Before the “opt-in” clause of the campus carry bill was deemed unconstitutional on Jan. 23., Georgia State professors expressed their concerns about the possibility of college presidents being given the power to allow concealed weapons on campus.
“I think it says a lot about the legislature’s attitude toward education. Their main order of business is not anything that funds, programs, assists students, or facilitates research, but rather enables people on college campuses to carry weapons,” Dr. Jonathan Herman from the Religious Studies Department at Georgia State said.
The argument against guns on campus is not limited to Georgia State. The University of Toledo in Ohio conducted a study in 2013 that focused on faculty opinions toward this topic.
“Nine out of 10 faculty members think that it’s a very bad idea to have concealed weapons carried on campus, and they feel that it would not make it a safer environment,” co-author James H. Price said in an interview with The Columbus Dispatch.
Visiting professor Sally Allen agreed that this kind of law would only complicate matters on campus.
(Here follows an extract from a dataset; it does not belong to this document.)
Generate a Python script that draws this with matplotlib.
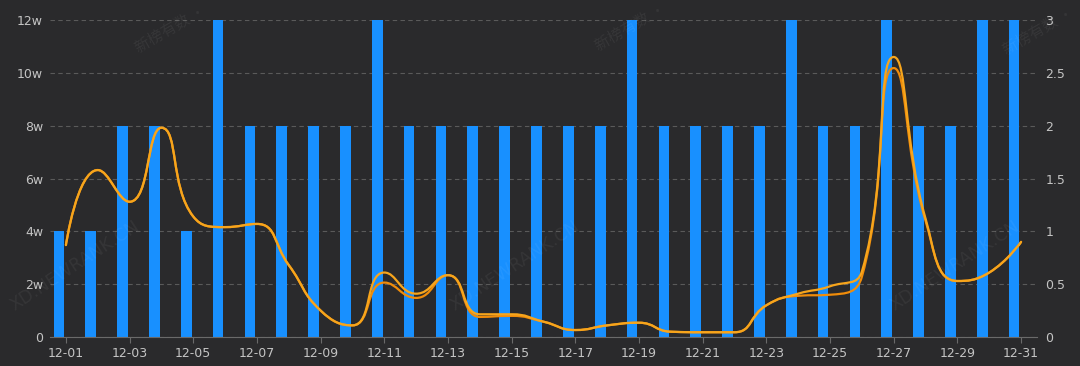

“I do not support the campus carry law. I simply think this does not make sense from a risk/reward standpoint, and as student populations continue to swell, here at GSU and at colleges statewide, the process of effectively screening gun carriers would become more and more untenable,” Allen said.
Professor Galen Olmsted, an adjunct professor for Georgia State’s Ernest G. Welch College of Art and Design does not consider the idea of guns on campus a reasonable one.
“My position on guns being legal on campus: an enthusiastic no. Hell no,” Olmsted said. “All our common sense justifications, self-defense being an example par excellence, for copious amounts of firearms in American households, campuses, etc., crumble when confronted with statistical fact.”
One Georgia State professor did more than just share his opinion on this piece of legislation.
Dr. Stephen Clay Anthony, a political science professor, is a member of the American Association of University Professors.
Along with the AAUP, Dr. Anthony has worked to keep the exception of college campuses in the bill.
“Everything that could be said has been said, testified and given in a committee and within the debates on the bill last year. They have all the information. It’s just going to be a matter of whether they hear what we’ve said or ignore us,” he said. “We are hopeful that a compromise will get worked out.”
Despite the fact that some members of Georgia’s legislature fought for the provision, it remains illegal for Georgia State students and faculty members to possess concealed weapons on campus.